Confound their politics,
Frustrate their knavish tricks,
On Thee our hopes we fix,
God save us all!
And Britain’s alternative nice anthem is William Blake’s “Jerusalem:”
And was Jerusalem builded here
among those dark Satanic Mills?
In the U.S., the alternative leftist anthem is no doubt Woody Guthrie’s “This Land Is Your Land,” which was composed in 1940 in response to Irving Berlin’s “God Bless America.”
This land is your land, and this land is my land
From California to the New York island
From the Redwood Forest to the Gulf Stream waters
This land was made for you and me
Of course, these days, “This Land Is Your Land” seems pretty racist.
You often hear that "the U.S./French national anthem is about war!" Or, "why is the British anthem about the king, huh?" The leftists will never mention the absolute royal worship and racial pride outside the Occident.
Cambodia:
Heaven protects our King
And gives him happiness and glory
To reign over our souls and our destinies,
The one being, heir of the Sovereign builders,
Guiding the proud old Kingdom.
Temples are asleep in the forest,
Remembering the splendour of Moha Nokor.
Like a rock the Khmer race is eternal.
Let us trust in the fate of Kampuchea,
The empire which challenges the ages.
Songs rise up from the pagodas
To the glory of holy Buddhistic faith.
Let us be faithful to our ancestors' belief.
Thus heaven will lavish its bounty
On the ancient Khmer country, the Moha Nokor.
Thailand:
The flesh and blood of every Thai united,
This land of Thailand sacred to every Thai!

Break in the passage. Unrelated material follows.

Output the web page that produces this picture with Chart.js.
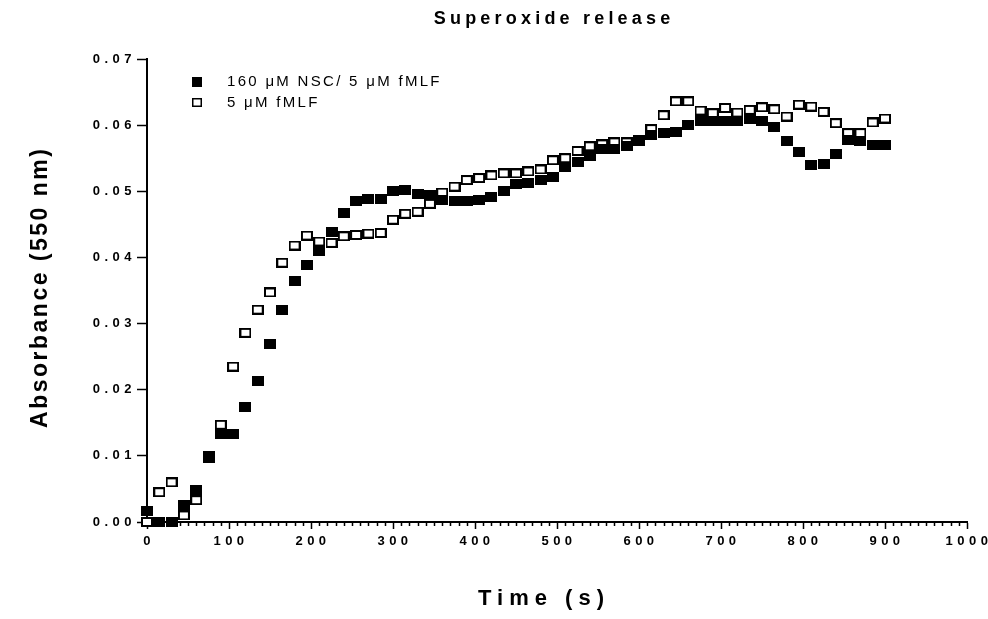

Their sway since days of yore persisted,
Love and unity heart of every Thai!
Though the Thais love peace, dauntlessly we fight,
Our freedom shan't be taken away.
We'll sacrifice ourselves with every might,
Long live Thailand's glory and victory, hooray!
Thailand earlier anthems:
1934-39:
Let us all sacrifice our lives
To maintain the rights to freedom the land of Siam
That the ancestors tried to fight until their death
Eliminate the enemies of Thailand to perish
...
All of us, we are of Thai blood
Don't allow anyone to oppress us
Protect rights and freedom
In disaster helped each other until the day of death
1932-34:
The Siamese land is renowned as the land of gold.
The Thais have conquered this beautiful land.
The Thai people have served it ever since the Ancient times.
United, we have defended it
In some eras, our foes have attacked us.
But the Thais sacrificed their lives to save their motherland.
With blood, we fought for our sovereignty
And hitherto we have kept Siam alive.
This Siamese land is the bulwark of the Thai race
Our blood runs through this nation's veins.
Independence is like a pagoda we honor
We will rise and stand as one.
To protect our motherland and sovereignty so dear.
There will be no mercy for those who dishonor it.
We shall massacre them until their last.
To glorify our great Siamese land, hurrah!
> So women sprinters notoriously have ample time on their hands for doing ridiculous things with their hair, fingernails, and jewelry
I mean, it isn't THAT time consuming. I think it's more that drag (the physics concept) is less of an issue at the shorter events. I don't think pole vaulters have such things, because the more accoutrements they have, the more likely they are to knock over the bar. As it stands a French pole vaulter knocked over the bar because his large penis got in the way. Yes, really.